SAN Francisco has one of the largest overseas Chinese communities in the United States. Americans of Chinese ancestry make up over a quarter of the city's population of about 800,000. Having settled there since the 1800s and even before, the large and vibrant Chinese community has made San Francisco their home, creating a unique, mixed culture and the oldest Chinatown in North America.

Now as China develops rapidly, Chinese Americans are also looking back to their ancestral homeland for opportunities of the future.

According to Judy Hu of the Chinese Historical Society of America, Chinese Americans gathered in San Francisco because it was the gateway city to America in the days when people arrived there by boat from the Far East.

Chinese immigrants first arrived in America to work as laborers on the transcontinental railroads, but since then Chinese Americans have moved into diverse professions including finance and banking, software development, information technology, consulting, construction and food services.

During the 30 years of the San Francisco-Shanghai sister cities relationship, the Chinese-American community gained more awareness of their place in America with the Civil Rights Movement, according to Hu. Now there are many more Chinese Americans in public service and the arts.

"We definitely have more of a voice politically and in the arts as well," Hu says.

The sister city relationship has been very positive in San Francisco, according to Hu.

"It cements the past history with the current and forward-looking futures of these two countries."

This year the National Association of Asian American Professionals (NAAAP) will hold its yearly conference in San Francisco. The conference is rotated through chapters in the 25 metropolitan cities in America.

Attracting up to 2,000 people, the three-day event consists of keynote speakers, professional development workshops and networking.

According to Phil Hui, vice president of NAAAP, professional Asians had faced "cultural" difficulties in American workplaces.

"An example of this: Asians are taught to respect their elders and to speak when we have something nice to say.
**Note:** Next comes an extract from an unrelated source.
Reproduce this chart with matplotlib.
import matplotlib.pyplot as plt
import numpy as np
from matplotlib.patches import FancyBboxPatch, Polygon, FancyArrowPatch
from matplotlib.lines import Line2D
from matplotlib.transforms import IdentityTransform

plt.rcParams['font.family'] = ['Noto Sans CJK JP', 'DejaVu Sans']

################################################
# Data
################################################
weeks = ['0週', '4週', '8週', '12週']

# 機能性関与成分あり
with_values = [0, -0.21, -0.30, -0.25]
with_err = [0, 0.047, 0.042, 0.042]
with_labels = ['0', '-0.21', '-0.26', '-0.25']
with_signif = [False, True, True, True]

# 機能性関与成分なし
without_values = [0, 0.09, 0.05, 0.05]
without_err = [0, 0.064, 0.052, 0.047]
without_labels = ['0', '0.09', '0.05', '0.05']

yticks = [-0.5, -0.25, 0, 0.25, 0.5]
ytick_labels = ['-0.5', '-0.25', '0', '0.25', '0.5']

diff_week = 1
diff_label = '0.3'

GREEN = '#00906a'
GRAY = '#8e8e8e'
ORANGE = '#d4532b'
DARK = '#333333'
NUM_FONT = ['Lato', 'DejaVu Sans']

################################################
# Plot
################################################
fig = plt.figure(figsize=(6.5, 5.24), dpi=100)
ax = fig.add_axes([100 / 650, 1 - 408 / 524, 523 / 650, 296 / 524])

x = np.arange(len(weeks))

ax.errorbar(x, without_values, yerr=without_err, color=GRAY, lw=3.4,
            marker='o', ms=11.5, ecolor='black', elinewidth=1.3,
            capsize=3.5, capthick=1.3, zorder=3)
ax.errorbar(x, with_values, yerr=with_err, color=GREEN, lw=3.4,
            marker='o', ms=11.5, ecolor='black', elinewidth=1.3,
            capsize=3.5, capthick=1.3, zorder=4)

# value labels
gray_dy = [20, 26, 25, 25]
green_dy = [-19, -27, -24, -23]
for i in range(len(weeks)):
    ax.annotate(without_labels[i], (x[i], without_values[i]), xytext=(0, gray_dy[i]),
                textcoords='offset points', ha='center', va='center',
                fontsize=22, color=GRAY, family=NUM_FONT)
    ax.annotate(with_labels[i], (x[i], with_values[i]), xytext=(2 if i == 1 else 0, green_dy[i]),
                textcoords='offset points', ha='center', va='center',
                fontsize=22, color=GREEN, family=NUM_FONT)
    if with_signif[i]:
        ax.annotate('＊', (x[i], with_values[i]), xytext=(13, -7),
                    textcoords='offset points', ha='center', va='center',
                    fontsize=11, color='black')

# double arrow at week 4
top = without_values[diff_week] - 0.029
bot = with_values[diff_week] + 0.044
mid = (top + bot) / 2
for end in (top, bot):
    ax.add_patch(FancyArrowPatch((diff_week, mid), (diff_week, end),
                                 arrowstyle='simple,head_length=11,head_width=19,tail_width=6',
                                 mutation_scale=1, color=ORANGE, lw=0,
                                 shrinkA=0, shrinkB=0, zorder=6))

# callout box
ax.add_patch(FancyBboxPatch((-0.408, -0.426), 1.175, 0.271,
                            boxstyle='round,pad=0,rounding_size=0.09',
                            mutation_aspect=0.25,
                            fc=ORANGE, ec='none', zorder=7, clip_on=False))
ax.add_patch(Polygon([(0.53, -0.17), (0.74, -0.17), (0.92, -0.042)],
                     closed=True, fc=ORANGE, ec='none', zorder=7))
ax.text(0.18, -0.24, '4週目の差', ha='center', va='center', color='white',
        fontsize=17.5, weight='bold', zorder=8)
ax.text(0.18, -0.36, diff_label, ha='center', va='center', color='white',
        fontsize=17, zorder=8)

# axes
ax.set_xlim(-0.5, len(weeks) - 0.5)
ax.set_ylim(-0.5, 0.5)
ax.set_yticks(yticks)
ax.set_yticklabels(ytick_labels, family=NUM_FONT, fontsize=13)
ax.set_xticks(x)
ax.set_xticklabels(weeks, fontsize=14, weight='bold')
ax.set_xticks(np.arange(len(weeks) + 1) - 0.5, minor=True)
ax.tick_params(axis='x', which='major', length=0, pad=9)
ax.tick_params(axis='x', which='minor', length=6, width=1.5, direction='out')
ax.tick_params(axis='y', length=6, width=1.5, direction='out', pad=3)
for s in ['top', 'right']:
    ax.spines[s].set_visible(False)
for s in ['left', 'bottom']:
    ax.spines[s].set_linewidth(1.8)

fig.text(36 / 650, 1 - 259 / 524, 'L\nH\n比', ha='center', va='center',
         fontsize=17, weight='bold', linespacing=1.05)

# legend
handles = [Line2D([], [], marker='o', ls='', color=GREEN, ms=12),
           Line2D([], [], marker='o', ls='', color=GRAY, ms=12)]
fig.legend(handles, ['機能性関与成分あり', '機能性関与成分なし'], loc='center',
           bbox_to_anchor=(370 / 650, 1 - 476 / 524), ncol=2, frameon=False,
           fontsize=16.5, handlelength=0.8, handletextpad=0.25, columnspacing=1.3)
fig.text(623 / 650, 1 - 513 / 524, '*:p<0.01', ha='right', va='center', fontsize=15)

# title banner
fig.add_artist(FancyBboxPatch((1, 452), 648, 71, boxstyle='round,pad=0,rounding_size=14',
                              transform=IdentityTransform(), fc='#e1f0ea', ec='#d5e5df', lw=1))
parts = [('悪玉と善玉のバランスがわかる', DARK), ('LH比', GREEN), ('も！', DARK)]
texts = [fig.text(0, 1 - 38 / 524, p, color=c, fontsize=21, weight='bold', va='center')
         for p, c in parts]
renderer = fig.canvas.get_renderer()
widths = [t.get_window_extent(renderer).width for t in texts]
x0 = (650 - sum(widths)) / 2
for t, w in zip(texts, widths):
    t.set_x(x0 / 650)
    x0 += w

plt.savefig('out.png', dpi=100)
This negatively impacts our daily work because in the American society, workers who are bold and outspoken are rewarded," says Hui.

Opportunities in China are increasingly a "hot topic" among Asian Americans.

For the past two years NAAAP has partnered with executive recruiting firm Wang & Li of Beijing and Shanghai to provide insight on professional opportunities in China. Larry Wang, founder and managing director, has traveled to the USA to give presentations to several of NAAAP's chapters including San Francisco and Boston.

"Feedback has been very positive," says Hui. "Many of our members are actively pursuing opportunities in Shanghai, Beijing, and to a certain extent, Shenzhen (Guangdong Province) as well."

This includes Chinese Americans in multinational companies seeking transfers to work in their company's China branches, and individuals coming here to teach English.